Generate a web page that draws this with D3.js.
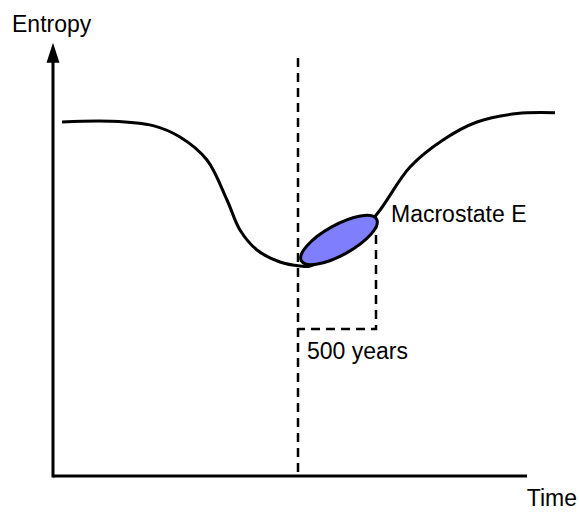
<!DOCTYPE html>
<html>
<head>
<meta charset="utf-8">
<script src="https://cdn.jsdelivr.net/npm/d3@7"></script>
<style>
  body { margin: 0; background: #fff; }
  text { font-family: "Liberation Sans", Arial, Helvetica, sans-serif; font-size: 23px; fill: #000; }
  .curve { fill: none; stroke: #000; stroke-width: 3; }
  .axis { fill: none; stroke: #000; stroke-width: 3; }
  .dash { fill: none; stroke: #000; stroke-width: 2.5; stroke-dasharray: 9,6; }
  .state { fill: #7f7ffd; stroke: #000; stroke-width: 3; }
</style>
</head>
<body>
<script>
// Entropy over time (schematic units)
var curveTime    = [0.18, 1.14, 2.0, 2.54, 3.08, 3.48, 3.74, 4.08, 4.54, 4.94, 5.14, 5.9, 6.48, 7.14, 7.8, 8.48, 9.28, 10.04];
var curveEntropy = [8.85, 8.87, 8.76, 8.475, 7.9, 6.9, 6.15, 5.65, 5.35, 5.25, 5.25, 5.8, 6.55, 7.725, 8.4, 8.85, 9.06, 9.08];

var markerTime = 4.9;          // dashed vertical line
var macroState = {t: 5.72, e: 5.9, label: "Macrostate E"};
var spanEnd = 6.46;            // end of the 500 year span
var spanEntropy = 3.675;       // level of the bracket
var spanLabel = "500 years";
var axisLabels = {y: "Entropy", x: "Time"};

var width = 579, height = 512;

var x = d3.scaleLinear().domain([0, 10]).range([53, 553]);
var y = d3.scaleLinear().domain([0, 10]).range([476, 76]);

var svg = d3.select("body").append("svg")
    .attr("width", width)
    .attr("height", height);

// axes
svg.append("path")
    .attr("class", "axis")
    .attr("d", "M" + x(0) + "," + y(0) + "H" + x(9.48));

svg.append("path")
    .attr("class", "axis")
    .attr("d", "M" + x(0) + "," + (y(0) + 1.5) + "V" + y(10.4));

svg.append("path")
    .attr("d", "M" + x(0) + "," + y(10.83) + "L" + (x(0) + 6.5) + "," + y(10.33) + "L" + (x(0) - 6.5) + "," + y(10.33) + "Z")
    .attr("fill", "#000");

svg.append("text")
    .attr("x", 12)
    .attr("y", 32)
    .text(axisLabels.y);

svg.append("text")
    .attr("x", 577)
    .attr("y", 506)
    .style("text-anchor", "end")
    .text(axisLabels.x);

// dashed guides
svg.append("path")
    .attr("class", "dash")
    .attr("d", "M" + x(markerTime) + "," + y(10.45) + "V" + y(0));

svg.append("path")
    .attr("class", "dash")
    .attr("d", "M" + x(spanEnd) + "," + y(6.4) + "V" + y(spanEntropy) + "H" + x(markerTime));

// entropy curve
var line = d3.line()
    .x(function(d, i) { return x(curveTime[i]); })
    .y(function(d, i) { return y(curveEntropy[i]); })
    .curve(d3.curveCatmullRom.alpha(0.5));

svg.append("path")
    .attr("class", "curve")
    .attr("d", line(curveTime));

// macrostate blob
svg.append("ellipse")
    .attr("class", "state")
    .attr("rx", 43)
    .attr("ry", 15)
    .attr("transform", "translate(" + x(macroState.t) + "," + y(macroState.e) + ") rotate(-29)");

svg.append("text")
    .attr("x", 391)
    .attr("y", 222)
    .text(macroState.label);

svg.append("text")
    .attr("x", 307)
    .attr("y", 359)
    .text(spanLabel);
</script>
</body>
</html>
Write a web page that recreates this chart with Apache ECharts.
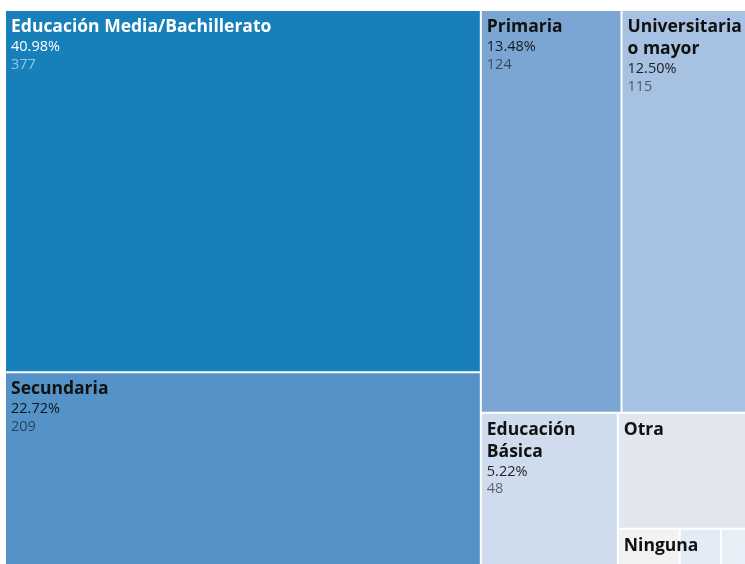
<!DOCTYPE html>
<html>
<head>
<meta charset="utf-8">
<script src="https://cdn.jsdelivr.net/npm/echarts@6/dist/echarts.min.js"></script>
<style>
html, body { margin: 0; padding: 0; background: #fff; }
#tree { width: 745px; height: 564px; }
</style>
</head>
<body>
<div id="tree"></div>
<script>
// niveles educativos y conteos
var names = ['Educación Media/Bachillerato', 'Secundaria', 'Primaria', 'Universitaria o mayor',
             'Educación Básica', 'Otra', 'Ninguna', 'No sabe', 'No responde'];
var counts = [377, 209, 124, 115, 48, 34, 6, 4, 3];
var colors = ['#177fba', '#5592c8', '#7ba6d3', '#a6c1e1', '#cedcee', '#e1e6ef', '#f1f2f4', '#e3ebf6', '#e6eef8'];
// que etiquetas se ven: 2 = completa, 1 = solo nombre, 0 = ninguna
var labelMode = [2, 2, 2, 2, 2, 1, 1, 0, 0];

var total = counts.reduce(function (a, b) { return a + b; }, 0);
var wrapped = names.map(function (n) { return [n]; });

var myChart = echarts.init(document.getElementById('tree'));

// partir el nombre en lineas segun el ancho de la caja
var ctx = document.createElement('canvas').getContext('2d');
ctx.font = 'bold 17.5px "Open Sans"';
function wrapName(name, maxW) {
    var words = name.split(' ');
    var lines = [], cur = '';
    words.forEach(function (w) {
        var t = cur ? cur + ' ' + w : w;
        if (cur && ctx.measureText(t).width > maxW) {
            lines.push(cur);
            cur = w;
        } else {
            cur = t;
        }
    });
    lines.push(cur);
    return lines;
}

var data = names.map(function (n, i) {
    var dark = i === 0;
    return {
        name: n,
        value: counts[i],
        itemStyle: { color: colors[i] },
        label: {
            show: labelMode[i] > 0,
            rich: {
                n: { fontSize: 17.5, fontWeight: 'bold', color: dark ? '#ffffff' : '#111111', lineHeight: 22, fontFamily: 'Open Sans' },
                p: { fontSize: 14.5, color: dark ? '#ffffff' : 'rgba(0,0,0,0.85)', lineHeight: 18, fontFamily: 'Open Sans' },
                v: { fontSize: 14.5, color: dark ? 'rgba(255,255,255,0.55)' : 'rgba(0,0,0,0.55)', lineHeight: 17, fontFamily: 'Open Sans' }
            }
        }
    };
});

function labelText(p) {
    var idx = names.indexOf(p.name);
    if (idx < 0) return '';
    var nm = wrapped[idx].map(function (l) { return '{n|' + l + '}'; }).join('\n');
    if (labelMode[idx] === 1) return nm;
    var pct = (counts[idx] / total * 100).toFixed(2) + '%';
    return nm + '\n{p|' + pct + '}\n{v|' + counts[idx] + '}';
}

var option = {
    animation: false,
    series: [{
        type: 'treemap',
        left: 5,
        top: 10,
        width: 747,
        height: 563,
        roam: false,
        nodeClick: false,
        breadcrumb: { show: false },
        visibleMin: 0,
        itemStyle: { borderColor: '#ffffff', borderWidth: 1, gapWidth: 0 },
        levels: [{ itemStyle: { borderWidth: 0, gapWidth: 0 } }],
        label: {
            position: 'insideTopLeft',
            padding: [5, 5],
            overflow: 'none',
            formatter: labelText
        },
        data: data
    }]
};

myChart.setOption(option);

// usar el ancho real de cada caja para cortar los nombres
try {
    var sd = myChart.getModel().getSeriesByIndex(0).getData();
    for (var k = 0; k < sd.count(); k++) {
        var lay = sd.getItemLayout(k);
        var nm = sd.getName(k);
        var j = names.indexOf(nm);
        if (j >= 0 && lay && labelMode[j] === 2) wrapped[j] = wrapName(nm, lay.width - 12);
    }
} catch (e) {}
myChart.setOption(option, true);
</script>
</body>
</html>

#### What you will do
Repeat each entry exactly as given; no pictures belong in the copy.

#### Result
Generate a web page that draws this with D3.js.
<!DOCTYPE html>
<html>
<head>
<meta charset="utf-8">
<script src="https://cdn.jsdelivr.net/npm/d3@7"></script>
<style>
  body { margin: 0; background: #fff; }
  text { font-family: "Liberation Sans", Arial, Helvetica, sans-serif; font-size: 23px; fill: #000; }
  .curve { fill: none; stroke: #000; stroke-width: 3; }
  .axis { fill: none; stroke: #000; stroke-width: 3; }
  .dash { fill: none; stroke: #000; stroke-width: 2.5; stroke-dasharray: 9,6; }
  .state { fill: #7f7ffd; stroke: #000; stroke-width: 3; }
</style>
</head>
<body>
<script>
// Entropy over time (schematic units)
var curveTime    = [0.18, 1.14, 2.0, 2.54, 3.08, 3.48, 3.74, 4.08, 4.54, 4.94, 5.14, 5.9, 6.48, 7.14, 7.8, 8.48, 9.28, 10.04];
var curveEntropy = [8.85, 8.87, 8.76, 8.475, 7.9, 6.9, 6.15, 5.65, 5.35, 5.25, 5.25, 5.8, 6.55, 7.725, 8.4, 8.85, 9.06, 9.08];

var markerTime = 4.9;          // dashed vertical line
var macroState = {t: 5.72, e: 5.9, label: "Macrostate E"};
var spanEnd = 6.46;            // end of the 500 year span
var spanEntropy = 3.675;       // level of the bracket
var spanLabel = "500 years";
var axisLabels = {y: "Entropy", x: "Time"};

var width = 579, height = 512;

var x = d3.scaleLinear().domain([0, 10]).range([53, 553]);
var y = d3.scaleLinear().domain([0, 10]).range([476, 76]);

var svg = d3.select("body").append("svg")
    .attr("width", width)
    .attr("height", height);

// axes
svg.append("path")
    .attr("class", "axis")
    .attr("d", "M" + x(0) + "," + y(0) + "H" + x(9.48));

svg.append("path")
    .attr("class", "axis")
    .attr("d", "M" + x(0) + "," + (y(0) + 1.5) + "V" + y(10.4));

svg.append("path")
    .attr("d", "M" + x(0) + "," + y(10.83) + "L" + (x(0) + 6.5) + "," + y(10.33) + "L" + (x(0) - 6.5) + "," + y(10.33) + "Z")
    .attr("fill", "#000");

svg.append("text")
    .attr("x", 12)
    .attr("y", 32)
    .text(axisLabels.y);

svg.append("text")
    .attr("x", 577)
    .attr("y", 506)
    .style("text-anchor", "end")
    .text(axisLabels.x);

// dashed guides
svg.append("path")
    .attr("class", "dash")
    .attr("d", "M" + x(markerTime) + "," + y(10.45) + "V" + y(0));

svg.append("path")
    .attr("class", "dash")
    .attr("d", "M" + x(spanEnd) + "," + y(6.4) + "V" + y(spanEntropy) + "H" + x(markerTime));

// entropy curve
var line = d3.line()
    .x(function(d, i) { return x(curveTime[i]); })
    .y(function(d, i) { return y(curveEntropy[i]); })
    .curve(d3.curveCatmullRom.alpha(0.5));

svg.append("path")
    .attr("class", "curve")
    .attr("d", line(curveTime));

// macrostate blob
svg.append("ellipse")
    .attr("class", "state")
    .attr("rx", 43)
    .attr("ry", 15)
    .attr("transform", "translate(" + x(macroState.t) + "," + y(macroState.e) + ") rotate(-29)");

svg.append("text")
    .attr("x", 391)
    .attr("y", 222)
    .text(macroState.label);

svg.append("text")
    .attr("x", 307)
    .attr("y", 359)
    .text(spanLabel);
</script>
</body>
</html>
Write a web page that recreates this chart with Apache ECharts.
<!DOCTYPE html>
<html>
<head>
<meta charset="utf-8">
<script src="https://cdn.jsdelivr.net/npm/echarts@6/dist/echarts.min.js"></script>
<style>
html, body { margin: 0; padding: 0; background: #fff; }
#tree { width: 745px; height: 564px; }
</style>
</head>
<body>
<div id="tree"></div>
<script>
// niveles educativos y conteos
var names = ['Educación Media/Bachillerato', 'Secundaria', 'Primaria', 'Universitaria o mayor',
             'Educación Básica', 'Otra', 'Ninguna', 'No sabe', 'No responde'];
var counts = [377, 209, 124, 115, 48, 34, 6, 4, 3];
var colors = ['#177fba', '#5592c8', '#7ba6d3', '#a6c1e1', '#cedcee', '#e1e6ef', '#f1f2f4', '#e3ebf6', '#e6eef8'];
// que etiquetas se ven: 2 = completa, 1 = solo nombre, 0 = ninguna
var labelMode = [2, 2, 2, 2, 2, 1, 1, 0, 0];

var total = counts.reduce(function (a, b) { return a + b; }, 0);
var wrapped = names.map(function (n) { return [n]; });

var myChart = echarts.init(document.getElementById('tree'));

// partir el nombre en lineas segun el ancho de la caja
var ctx = document.createElement('canvas').getContext('2d');
ctx.font = 'bold 17.5px "Open Sans"';
function wrapName(name, maxW) {
    var words = name.split(' ');
    var lines = [], cur = '';
    words.forEach(function (w) {
        var t = cur ? cur + ' ' + w : w;
        if (cur && ctx.measureText(t).width > maxW) {
            lines.push(cur);
            cur = w;
        } else {
            cur = t;
        }
    });
    lines.push(cur);
    return lines;
}

var data = names.map(function (n, i) {
    var dark = i === 0;
    return {
        name: n,
        value: counts[i],
        itemStyle: { color: colors[i] },
        label: {
            show: labelMode[i] > 0,
            rich: {
                n: { fontSize: 17.5, fontWeight: 'bold', color: dark ? '#ffffff' : '#111111', lineHeight: 22, fontFamily: 'Open Sans' },
                p: { fontSize: 14.5, color: dark ? '#ffffff' : 'rgba(0,0,0,0.85)', lineHeight: 18, fontFamily: 'Open Sans' },
                v: { fontSize: 14.5, color: dark ? 'rgba(255,255,255,0.55)' : 'rgba(0,0,0,0.55)', lineHeight: 17, fontFamily: 'Open Sans' }
            }
        }
    };
});

function labelText(p) {
    var idx = names.indexOf(p.name);
    if (idx < 0) return '';
    var nm = wrapped[idx].map(function (l) { return '{n|' + l + '}'; }).join('\n');
    if (labelMode[idx] === 1) return nm;
    var pct = (counts[idx] / total * 100).toFixed(2) + '%';
    return nm + '\n{p|' + pct + '}\n{v|' + counts[idx] + '}';
}

var option = {
    animation: false,
    series: [{
        type: 'treemap',
        left: 5,
        top: 10,
        width: 747,
        height: 563,
        roam: false,
        nodeClick: false,
        breadcrumb: { show: false },
        visibleMin: 0,
        itemStyle: { borderColor: '#ffffff', borderWidth: 1, gapWidth: 0 },
        levels: [{ itemStyle: { borderWidth: 0, gapWidth: 0 } }],
        label: {
            position: 'insideTopLeft',
            padding: [5, 5],
            overflow: 'none',
            formatter: labelText
        },
        data: data
    }]
};

myChart.setOption(option);

// usar el ancho real de cada caja para cortar los nombres
try {
    var sd = myChart.getModel().getSeriesByIndex(0).getData();
    for (var k = 0; k < sd.count(); k++) {
        var lay = sd.getItemLayout(k);
        var nm = sd.getName(k);
        var j = names.indexOf(nm);
        if (j >= 0 && lay && labelMode[j] === 2) wrapped[j] = wrapName(nm, lay.width - 12);
    }
} catch (e) {}
myChart.setOption(option, true);
</script>
</body>
</html>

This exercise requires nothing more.